**REQUIRED WORK:** Using the listing below, copy every line that mentions "Reproduce".

**PROVIDED DATA:**

=====

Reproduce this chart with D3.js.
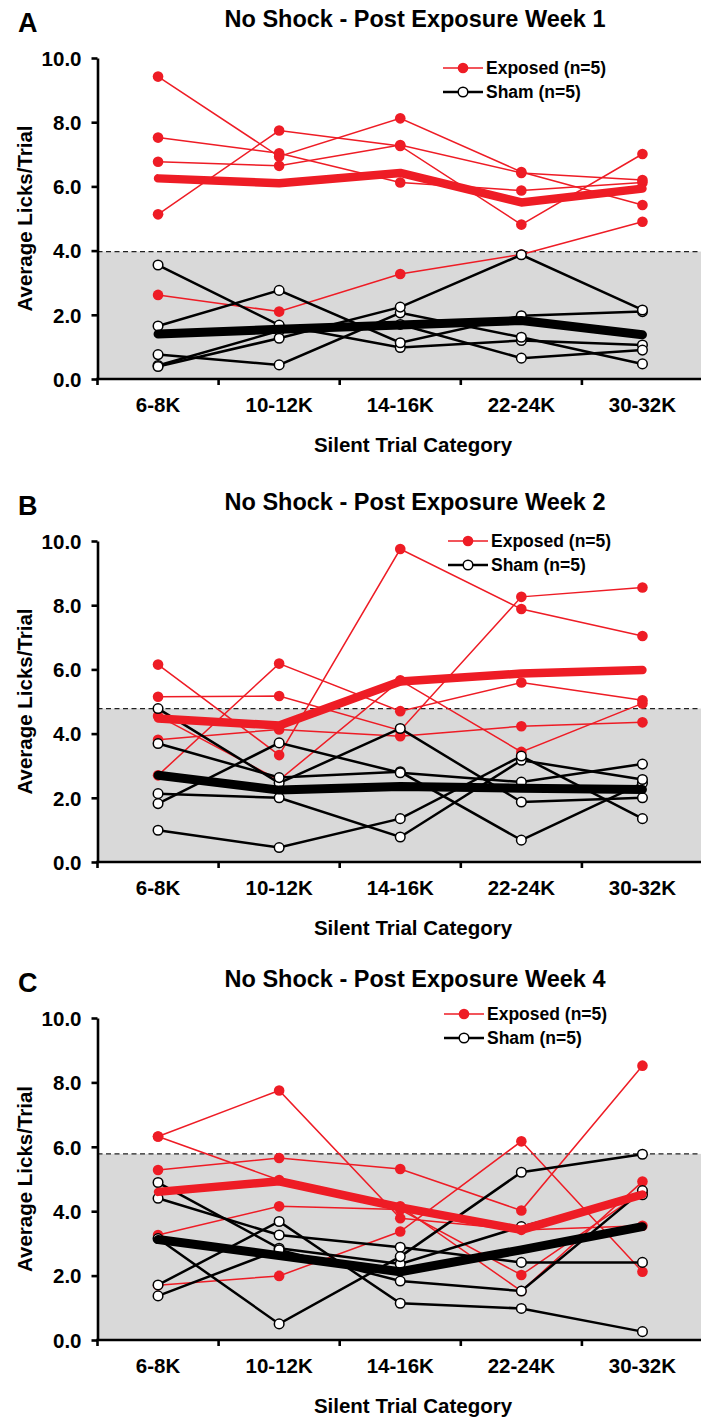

=====

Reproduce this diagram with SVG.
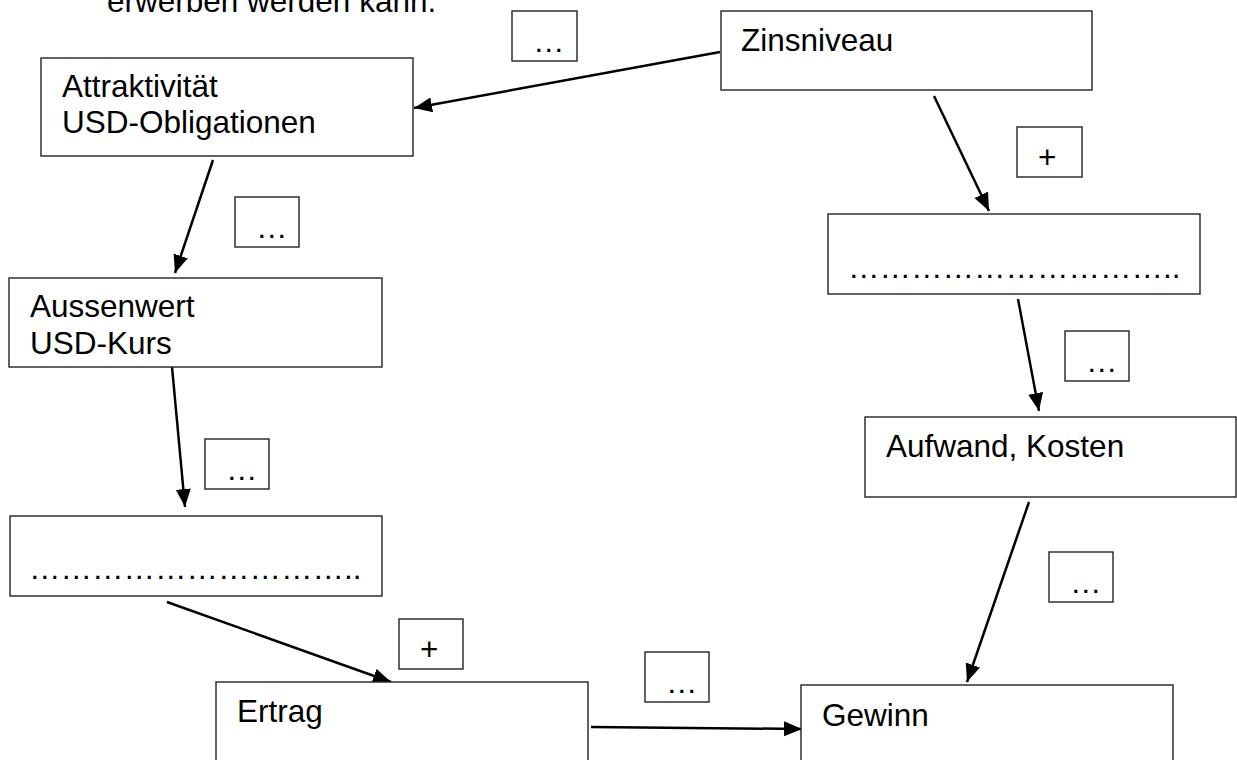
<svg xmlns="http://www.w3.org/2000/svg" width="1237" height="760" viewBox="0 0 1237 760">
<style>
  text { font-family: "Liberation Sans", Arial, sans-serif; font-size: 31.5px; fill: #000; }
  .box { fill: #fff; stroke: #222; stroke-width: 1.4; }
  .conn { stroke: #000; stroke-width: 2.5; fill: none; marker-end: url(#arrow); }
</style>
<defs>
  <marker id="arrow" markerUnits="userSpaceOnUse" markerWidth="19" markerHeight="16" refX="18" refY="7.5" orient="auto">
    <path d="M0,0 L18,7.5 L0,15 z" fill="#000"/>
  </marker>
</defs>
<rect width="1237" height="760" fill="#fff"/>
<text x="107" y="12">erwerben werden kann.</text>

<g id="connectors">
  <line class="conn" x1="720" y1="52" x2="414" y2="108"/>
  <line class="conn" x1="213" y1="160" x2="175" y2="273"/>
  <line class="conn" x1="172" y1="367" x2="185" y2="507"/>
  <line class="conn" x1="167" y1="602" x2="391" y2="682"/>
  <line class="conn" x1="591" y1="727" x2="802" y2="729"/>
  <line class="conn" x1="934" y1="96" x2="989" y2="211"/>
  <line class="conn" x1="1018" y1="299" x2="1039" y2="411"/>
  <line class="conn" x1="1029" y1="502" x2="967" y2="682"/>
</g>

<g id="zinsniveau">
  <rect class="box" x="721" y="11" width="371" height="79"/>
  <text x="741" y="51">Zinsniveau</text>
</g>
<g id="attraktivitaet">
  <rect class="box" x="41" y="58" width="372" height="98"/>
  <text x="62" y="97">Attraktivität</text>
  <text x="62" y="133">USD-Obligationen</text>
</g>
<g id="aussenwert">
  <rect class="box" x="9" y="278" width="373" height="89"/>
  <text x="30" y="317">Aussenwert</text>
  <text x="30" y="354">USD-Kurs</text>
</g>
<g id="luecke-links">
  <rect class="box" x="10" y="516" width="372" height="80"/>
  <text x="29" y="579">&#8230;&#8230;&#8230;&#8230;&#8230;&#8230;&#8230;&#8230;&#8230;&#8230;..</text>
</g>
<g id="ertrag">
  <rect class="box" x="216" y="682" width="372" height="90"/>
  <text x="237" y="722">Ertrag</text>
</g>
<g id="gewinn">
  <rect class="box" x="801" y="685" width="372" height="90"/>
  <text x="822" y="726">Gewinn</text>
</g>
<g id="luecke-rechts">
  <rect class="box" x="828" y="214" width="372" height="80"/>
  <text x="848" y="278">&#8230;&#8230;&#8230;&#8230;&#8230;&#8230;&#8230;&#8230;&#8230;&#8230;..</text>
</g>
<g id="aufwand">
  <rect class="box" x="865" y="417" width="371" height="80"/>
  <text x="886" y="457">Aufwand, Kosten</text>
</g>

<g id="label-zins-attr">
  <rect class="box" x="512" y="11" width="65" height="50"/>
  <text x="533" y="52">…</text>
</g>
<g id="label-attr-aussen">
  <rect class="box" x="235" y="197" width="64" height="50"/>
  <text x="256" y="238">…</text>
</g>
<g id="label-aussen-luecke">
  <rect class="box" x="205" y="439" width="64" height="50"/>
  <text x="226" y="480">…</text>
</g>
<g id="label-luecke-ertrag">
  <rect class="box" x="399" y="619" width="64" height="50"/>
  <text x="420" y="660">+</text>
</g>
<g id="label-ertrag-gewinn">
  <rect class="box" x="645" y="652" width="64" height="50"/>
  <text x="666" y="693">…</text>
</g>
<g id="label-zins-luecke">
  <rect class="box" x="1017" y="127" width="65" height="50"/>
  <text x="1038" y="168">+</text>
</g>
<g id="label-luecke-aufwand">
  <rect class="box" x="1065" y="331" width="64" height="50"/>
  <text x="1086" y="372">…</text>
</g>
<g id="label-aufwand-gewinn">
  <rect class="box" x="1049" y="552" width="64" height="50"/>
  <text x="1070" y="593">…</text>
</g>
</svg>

=====

**COMPLETED TASK:**
Reproduce this chart with D3.js.
Reproduce this diagram with SVG.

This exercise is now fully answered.